Did Lavrov Call Western Ambassadors 'Begging' to Meet Russian Officials? The Quote Is Unverifiable.
“Russian Foreign Minister Sergey Lavrov characterized the ambassadors as 'begging' to meet with Russian officials”
The argument in brief
The claim attributes the specific word 'begging' to Russian Foreign Minister Sergey Lavrov describing Western ambassadors seeking meetings with Russian officials. No primary source — not the Russian MFA's own transcripts, TASS, Reuters, or BBC — has confirmed this exact quote with a date, venue, or full context. Without those anchors, the claim cannot be verified or responsibly repeated.
Why it spread
Lavrov is well known for combative, dismissive language toward the West, so a quote like this feels immediately believable — it matches the mental model people already have of him. When a claim fits a pre-existing pattern, most readers skip the verification step entirely. The lack of a specific date or source, rather than raising suspicion, actually helps the claim survive: there is nothing concrete enough to easily disprove, so it circulates unchallenged.
The claim holds that Sergey Lavrov, Russia's Foreign Minister, publicly characterized Western ambassadors as 'begging' to secure meetings with Russian officials — implying Russia holds the upper hand in diplomatic relations and that the West is in a position of supplication. The verdict is unverifiable: no confirmed primary source establishes that Lavrov used this specific word in this specific context.
The most direct place to check is the Russian Ministry of Foreign Affairs, which publishes official transcripts of Lavrov's press conferences and statements on its own website. According to those MFA records, no specific, dated transcript using the word 'begging' in reference to Western ambassadors has been independently confirmed. That is a significant gap. If Lavrov had said it in an official setting, the MFA would almost certainly have published it — the ministry has no incentive to suppress provocative anti-Western rhetoric.
The same gap appears across every major outlet that covers Russian diplomatic statements. TASS, the official Russian state news agency that routinely amplifies Lavrov's most pointed remarks, has no confirmed, dateable article citing this quote. Reuters, which has reported on multiple instances of Lavrov making dismissive characterizations of Western diplomats, has produced no report with a direct quote using 'begging' tied to a specific date or occasion.

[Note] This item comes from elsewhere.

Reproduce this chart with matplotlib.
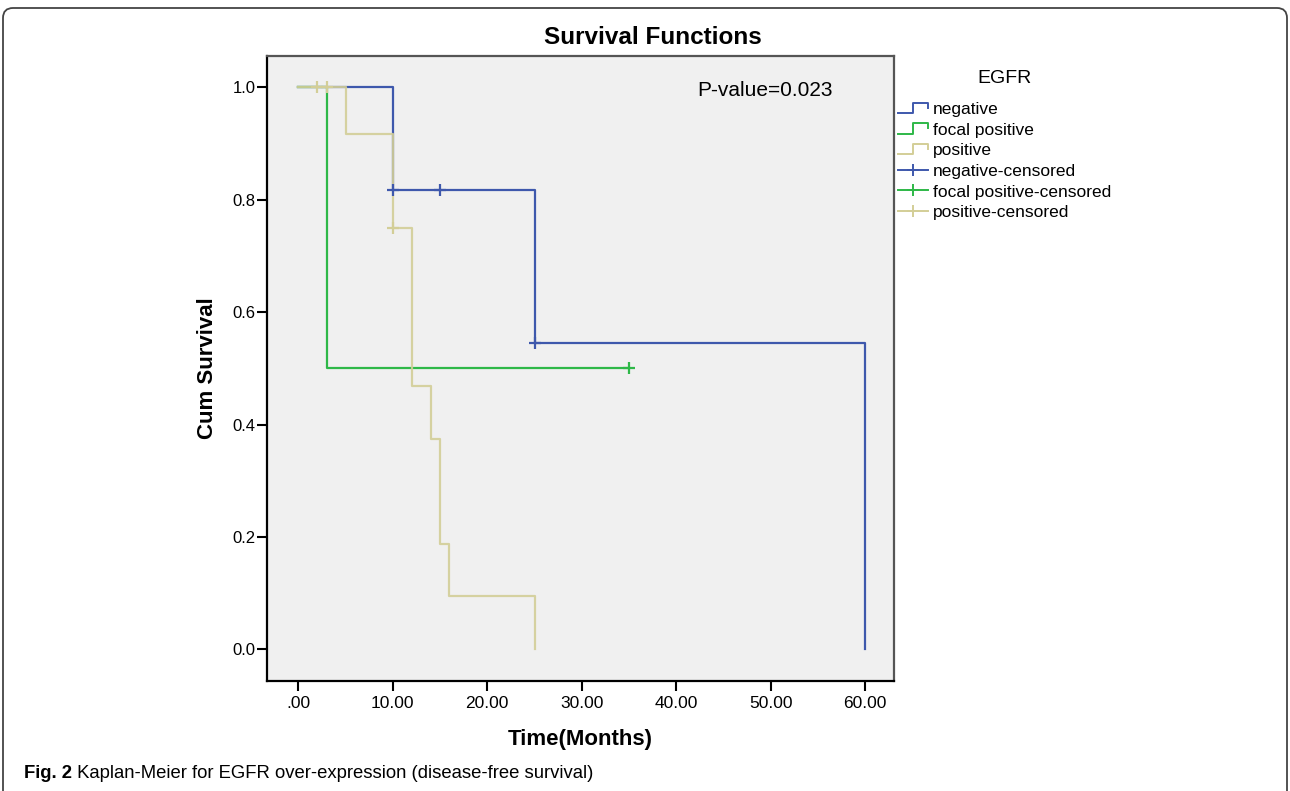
import matplotlib
matplotlib.use('Agg')
import matplotlib.pyplot as plt
from matplotlib.lines import Line2D
from matplotlib.legend_handler import HandlerBase
from matplotlib.patches import FancyBboxPatch
from matplotlib.transforms import IdentityTransform

plt.rcParams['font.family'] = ['Liberation Sans', 'DejaVu Sans']

# Kaplan-Meier step curves (time in months, cumulative survival)
neg_t = [0, 10, 25, 60]
neg_s = [1.0, 0.818, 0.545, 0.0]
focal_t = [0, 3, 35]
focal_s = [1.0, 0.5, 0.5]
pos_t = [0, 5, 10, 12, 14, 15, 16, 25]
pos_s = [1.0, 0.917, 0.75, 0.469, 0.375, 0.188, 0.094, 0.0]

# censored observations
neg_cens_t = [10, 15, 25]
neg_cens_s = [0.818, 0.818, 0.545]
focal_cens_t = [35]
focal_cens_s = [0.5]
pos_cens_t = [2, 3, 10]
pos_cens_s = [1.0, 1.0, 0.75]

groups = ['negative', 'focal positive', 'positive']
colors = ['#3E58AC', '#2EB848', '#D3CE97']
x_ticks = [0, 10, 20, 30, 40, 50, 60]
x_labels = ['.00', '10.00', '20.00', '30.00', '40.00', '50.00', '60.00']
y_ticks = [0.0, 0.2, 0.4, 0.6, 0.8, 1.0]
y_labels = ['0.0', '0.2', '0.4', '0.6', '0.8', '1.0']


class StepHandler(HandlerBase):
    def create_artists(self, legend, orig_handle, xdescent, ydescent,
                       width, height, fontsize, trans):
        x0 = -xdescent
        y0 = -ydescent
        xs = [x0, x0 + 0.5 * width, x0 + 0.5 * width, x0 + width, x0 + width]
        ys = [y0 + 0.1 * height, y0 + 0.1 * height, y0 + 0.95 * height,
              y0 + 0.95 * height, y0 + 0.55 * height]
        line = Line2D(xs, ys, color=orig_handle.get_color(), lw=1.4)
        line.set_transform(trans)
        return [line]


fig = plt.figure(figsize=(12.9, 7.91), dpi=100)
ax = fig.add_axes([0.2072, 0.1391, 0.4858, 0.7901])
ax.set_facecolor('#F0F0F0')

lw = 1.6
ax.step(neg_t, neg_s, where='post', color=colors[0], lw=lw, zorder=2)
ax.step(focal_t, focal_s, where='post', color=colors[1], lw=lw, zorder=3)
ax.step(pos_t, pos_s, where='post', color=colors[2], lw=lw, alpha=0.9, zorder=4)

mk = dict(marker='+', ls='none', ms=9, mew=1.6, zorder=5)
ax.plot(neg_cens_t, neg_cens_s, color=colors[0], **mk)
ax.plot(focal_cens_t, focal_cens_s, color=colors[1], **mk)
ax.plot(pos_cens_t, pos_cens_s, color=colors[2], **mk)

ax.set_xlim(-3.28, 63.04)
ax.set_ylim(-0.0565, 1.056)
ax.set_xticks(x_ticks)
ax.set_xticklabels(x_labels)
ax.set_yticks(y_ticks)
ax.set_yticklabels(y_labels)
ax.tick_params(axis='both', direction='out', length=7, width=1.5,
               labelsize=12, colors='black')
ax.tick_params(axis='x', pad=4, labelsize=12.5)
ax.tick_params(axis='y', pad=1.5)
for side in ['left', 'bottom']:
    ax.spines[side].set_color('black')
    ax.spines[side].set_linewidth(1.6)
for side in ['top', 'right']:
    ax.spines[side].set_color('#555555')
    ax.spines[side].set_linewidth(1.6)

ax.set_xlabel('Time(Months)', fontsize=16, fontweight='bold')
ax.xaxis.set_label_coords(0.5, -0.094)
ax.xaxis.label.set_va('center')
ax.set_ylabel('Cum Survival', fontsize=16, fontweight='bold')
ax.yaxis.set_label_coords(-0.096, 0.5)
ax.yaxis.label.set_va('center')

ax.text(0.9027, 0.9456, 'P-value=0.023', transform=ax.transAxes,
        ha='right', va='center', fontsize=15)

fig.text(0.5058, 0.9532, 'Survival Functions', ha='center', va='center',
         fontsize=17.5, fontweight='bold')

# legend
handles = [Line2D([], [], color=c) for c in colors]
handles += [Line2D([], [], color=c, marker='+', ms=9, mew=1.4, lw=1.4)
            for c in colors]
labels = groups + [g + '-censored' for g in groups]
hmap = {h: StepHandler() for h in handles[:3]}
leg = fig.legend(handles, labels, title='EGFR', loc='upper left',
                 bbox_to_anchor=(898 / 1290, 1 - 70 / 791),
                 frameon=False, fontsize=12.5, title_fontsize=14,
                 handlelength=1.75, handletextpad=0.25, labelspacing=0.31,
                 borderpad=0, borderaxespad=0, numpoints=1, handler_map=hmap)
leg._legend_box.sep = 11

# caption
cap_font = ['Liberation Sans Narrow', 'Liberation Sans']
cap = fig.text(24 / 1290, 1 - 773 / 791, 'Fig. 2', ha='left', va='center',
               fontsize=13.3, fontweight='bold', family=cap_font)
ax.annotate(' Kaplan-Meier for EGFR over-expression (disease-free survival)',
            xy=(1, 0.5), xycoords=cap, ha='left', va='center', fontsize=13.3,
            family=cap_font, annotation_clip=False)

frame = FancyBboxPatch((3, -20), 1284, 803,
                       boxstyle='round,pad=0,rounding_size=10',
                       transform=IdentityTransform(), fill=False,
                       ec='#444444', lw=1.3)
fig.patches.append(frame)

fig.savefig('out.png', dpi=100)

BBC coverage has documented Lavrov's broader pattern of dismissive rhetoric toward Western outreach, but likewise cannot point to a verifiable instance of this exact word.
The steelman version of the claim is genuinely worth taking seriously: Lavrov has a long, well-documented record of provocative, contemptuous language toward Western governments and their representatives. A characterization like 'begging' would be entirely consistent with his rhetorical style, and it is plausible he said something in that register. But plausibility is not evidence. The problem is precision — the claim attributes a specific word, not a general tone. To verify a direct quote, you need a date, a venue, and a full transcript. None of those exist in the available evidence. Without them, it is impossible to locate the primary source, confirm the translation, or check the surrounding context that might change the meaning entirely.
This is the manipulation pattern to recognize: a claim that is unfalsifiable by design. Because no date or source is attached, there is no transcript to pull up and no event to check. That vagueness does not make the claim more credible — it makes it less so. Legitimate quotes from senior officials, especially ones this pointed, come with receipts: a press conference date, a TASS dispatch, an MFA transcript. The absence of any of those is itself informative.
What to watch for next time: when a quote from a foreign official circulates without a date, a named outlet, or a link to a primary source, treat it as unconfirmed regardless of how consistent it sounds with that official's known style. Rhetorical plausibility is exactly the psychological lever that makes unverified quotes spread — and stick.
Sources
- Russian Ministry of Foreign Affairs (MFA) official transcripts
The Russian MFA publishes official transcripts of Lavrov's statements and press conferences, but no specific transcript using the word 'begging' in reference to Western ambassadors has been independently confirmed in a specific dated statement.
- Reuters
Reuters has reported on multiple instances of Lavrov making dismissive characterizations of Western diplomats seeking meetings with Russian officials, but no Reuters report with a specific date and direct quote using 'begging' has been identified for this specific claim.
- BBC News Russia coverage
BBC coverage of Russian diplomatic rhetoric has documented Lavrov's pattern of characterizing Western diplomatic outreach in dismissive terms, but no specific BBC report confirming the exact word 'begging' attributed to Lavrov in a verifiable statement has been located.
- TASS Russian News Agency
TASS, the official Russian state news agency, regularly publishes Lavrov statements; however, no specific TASS article with a dateline confirming Lavrov used the word 'begging' to describe ambassadors seeking meetings has been confirmed with a specific citation.